Damit ist bildlich auch klar: es geht nicht um ein Ansammeln von Reichtümern, sondern um Geld als Handelsobjekt, genauer: als Gegenstand des Handels. In diesem Sinne ist das Thema des Bildes der Handel mit Geld und seine moralische Legitimität im Rekurs auf die Religion. Vielleicht ist es in diesem Zusammenhang erlaubt in diesem Sinne von einem ökonomischen Programmbild zu besprechen: es zeigt in einer religiös dynamisierten Gesellschaft die Regeln für den Handel mit Geld auf professioneller wie auf moralischer Seite, die jetzt als zwei getrennte Sphären auftreten. [16] In diesem Sinne erscheint der Rekurs auf die Religion nicht mehr so sehr als Rekurs auf eine Legitimationsinstanz, sondern eher als Rekurs auf eine Supervisionsinstanz.

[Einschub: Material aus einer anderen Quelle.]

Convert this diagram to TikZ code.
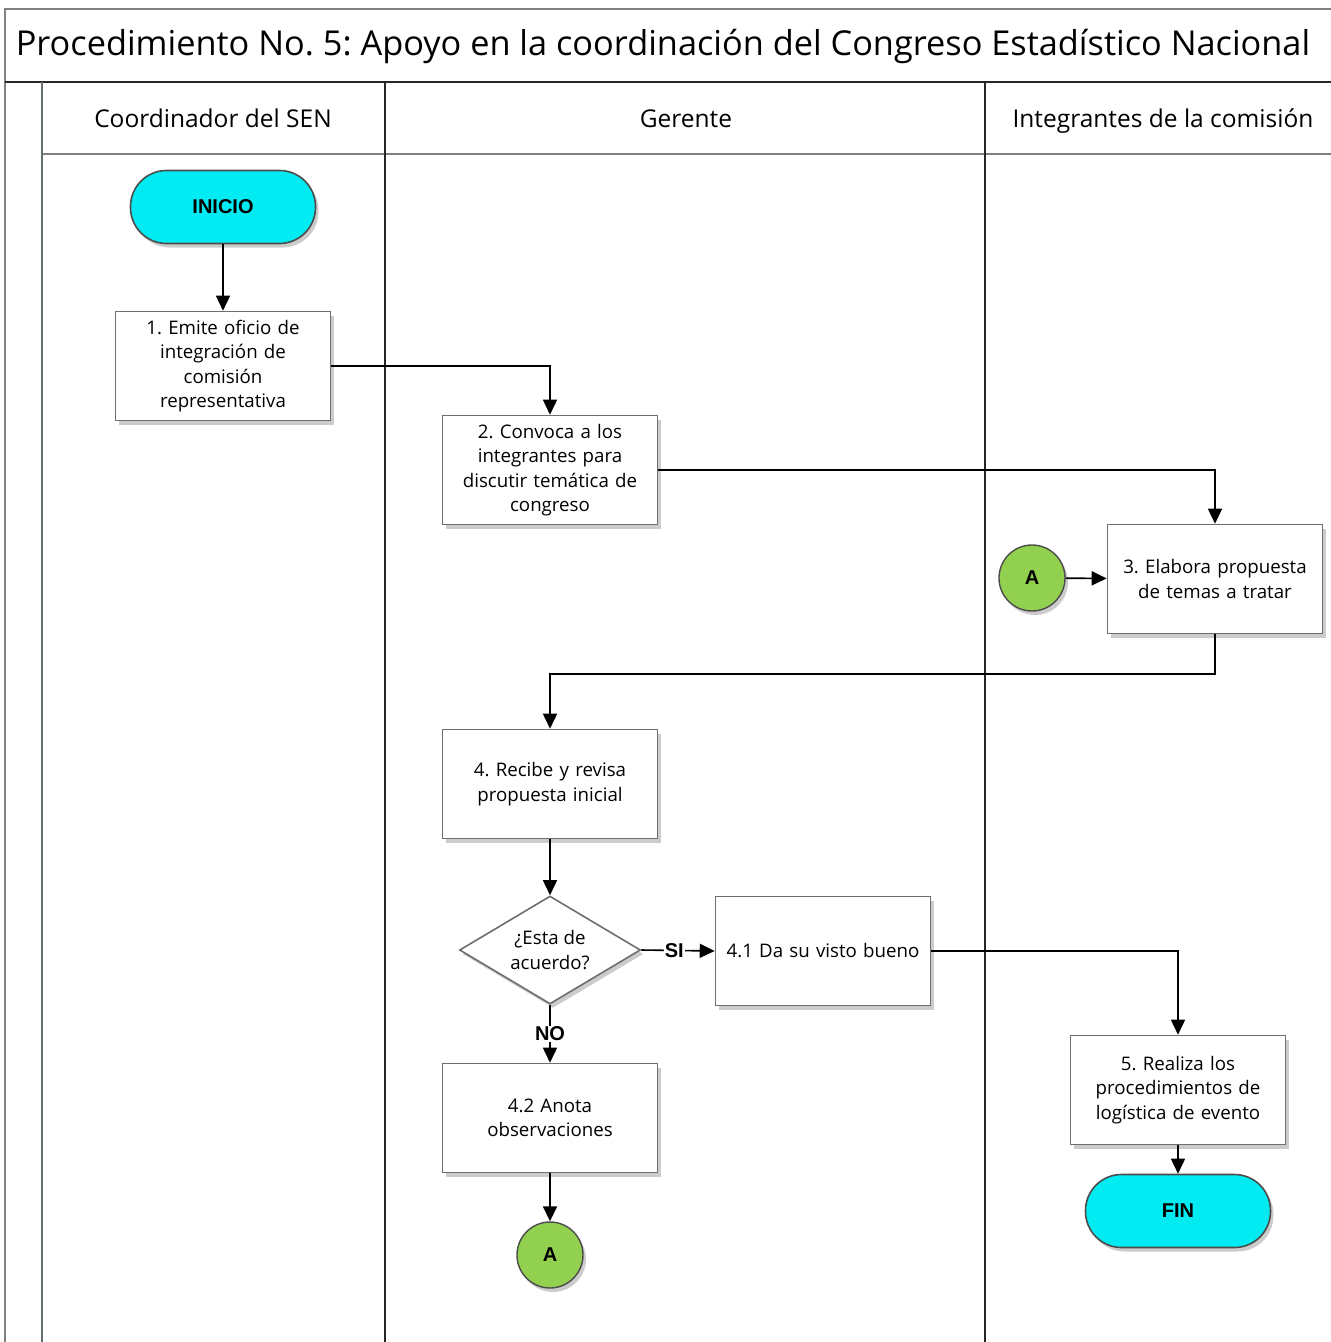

Ökonomie und Religion haben sich im Bild von Quentin Massys ein Stück weit entflochten.

IV.

Springt man von Quentin Massys abschliessend noch einmal durch die Geschichte, und zwar ein ganzes Stück weit, landet man in der künstlerischen Beschäftigung mit Geld in der klassischen Moderne und hier insbesondere bei Marcel Duchamp und seinem Tzanck Check von 1919 [Abb. 4]. Es handelt sich um einen vom Künstler selbst angefertigten Check, 21 x 38 cm gross. [17] Mit ihm hat Duchamp 1919 seinen kunstsinnigen Zahnarzt bezahlt, der ihn wohl mehr als Sammler denn als Zahnarzt als Zahlung akzeptierte. [18] Dieser Scheck lässt sich in doppelter Weise beschreiben: einerseits als Wertpapier, das eine Zahlungsanweisung enthält, andererseits als Zeichnung, die einen etwas vergrösserten Standardscheck akkurat darstellt. Dem Anspruch nach ist es damit Kunstwerk und Wertpapier in einem, beides scheint ineinander geschoben.